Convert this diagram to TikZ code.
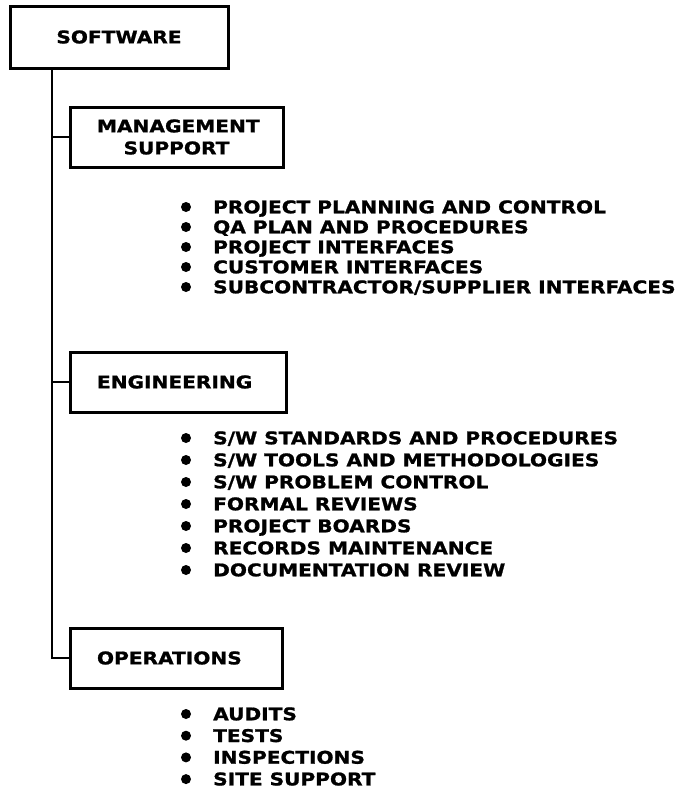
\documentclass[tikz,border=0pt]{standalone}
\usepackage{fontspec}
\newfontfamily\lettering[FakeStretch=1.15,FakeBold=1.2]{DejaVu Sans}
\usepackage{tikz}
\tikzstyle{unit}=[
        draw,
        line width=3pt,
        minimum height=60pt,
        inner xsep=27pt,
        align=left
]
\tikzstyle{item}=[
        anchor=base west,
        inner sep=0pt
]
\tikzstyle{trunk}=[
        line width=2.6pt
]
\begin{document}
\begin{tikzpicture}[x=1pt,y=-1pt,font=\lettering\bfseries\fontsize{17.5}{22}\selectfont]
                        \useasboundingbox (0,0) rectangle (686,793);

                        \node[unit, minimum width=218pt, minimum height=62pt, align=center] (software) at (119,37) {SOFTWARE};
                        \node[unit, text width=159pt, align=center] (mgmt) at (176.5,137) {MANAGEMENT\\SUPPORT};
                        \node[unit, text width=162pt] (eng) at (178,382) {ENGINEERING};
                        \node[unit, text width=158pt] (ops) at (176,658) {OPERATIONS};

                        \coordinate (spine) at (52,0);
                        \draw[trunk] (software.south -| spine) |- (ops.west);
                        \draw[trunk] (mgmt.west -| spine) -- (mgmt.west);
                        \draw[trunk] (eng.west -| spine) -- (eng.west);

                        \foreach \t [count=\i] in {PROJECT PLANNING AND CONTROL, QA PLAN AND PROCEDURES, PROJECT INTERFACES, CUSTOMER INTERFACES, SUBCONTRACTOR/SUPPLIER INTERFACES} {
                            \fill (186,187+20*\i) circle (5pt);
                            \node[item] (mgmt\i) at (213,193.3+20*\i) {\t};
                        }

                        \foreach \t [count=\i] in {S/W STANDARDS AND PROCEDURES, S/W TOOLS AND METHODOLOGIES, S/W PROBLEM CONTROL, FORMAL REVIEWS, PROJECT BOARDS, RECORDS MAINTENANCE, DOCUMENTATION REVIEW} {
                            \fill (186,416+22*\i) circle (5pt);
                            \node[item] (eng\i) at (213,422.3+22*\i) {\t};
                        }

                        \foreach \t [count=\i] in {AUDITS, TESTS, INSPECTIONS, SITE SUPPORT} {
                            \fill (186,692.3+21.7*\i) circle (5pt);
                            \node[item] (ops\i) at (213,698.6+21.7*\i) {\t};
                        }
                    \end{tikzpicture}
\end{document}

## EXERCISE DIRECTIONS
Write down every line from the opening of the listing to the line with "(0,0) rectangle (686,793);", both included, and nothing else; the pictures are omitted.

## FULL ANSWER
Convert this diagram to TikZ code.
\documentclass[tikz,border=0pt]{standalone}
\usepackage{fontspec}
\newfontfamily\lettering[FakeStretch=1.15,FakeBold=1.2]{DejaVu Sans}
\usepackage{tikz}
\tikzstyle{unit}=[
        draw,
        line width=3pt,
        minimum height=60pt,
        inner xsep=27pt,
        align=left
]
\tikzstyle{item}=[
        anchor=base west,
        inner sep=0pt
]
\tikzstyle{trunk}=[
        line width=2.6pt
]
\begin{document}
\begin{tikzpicture}[x=1pt,y=-1pt,font=\lettering\bfseries\fontsize{17.5}{22}\selectfont]
                        \useasboundingbox (0,0) rectangle (686,793);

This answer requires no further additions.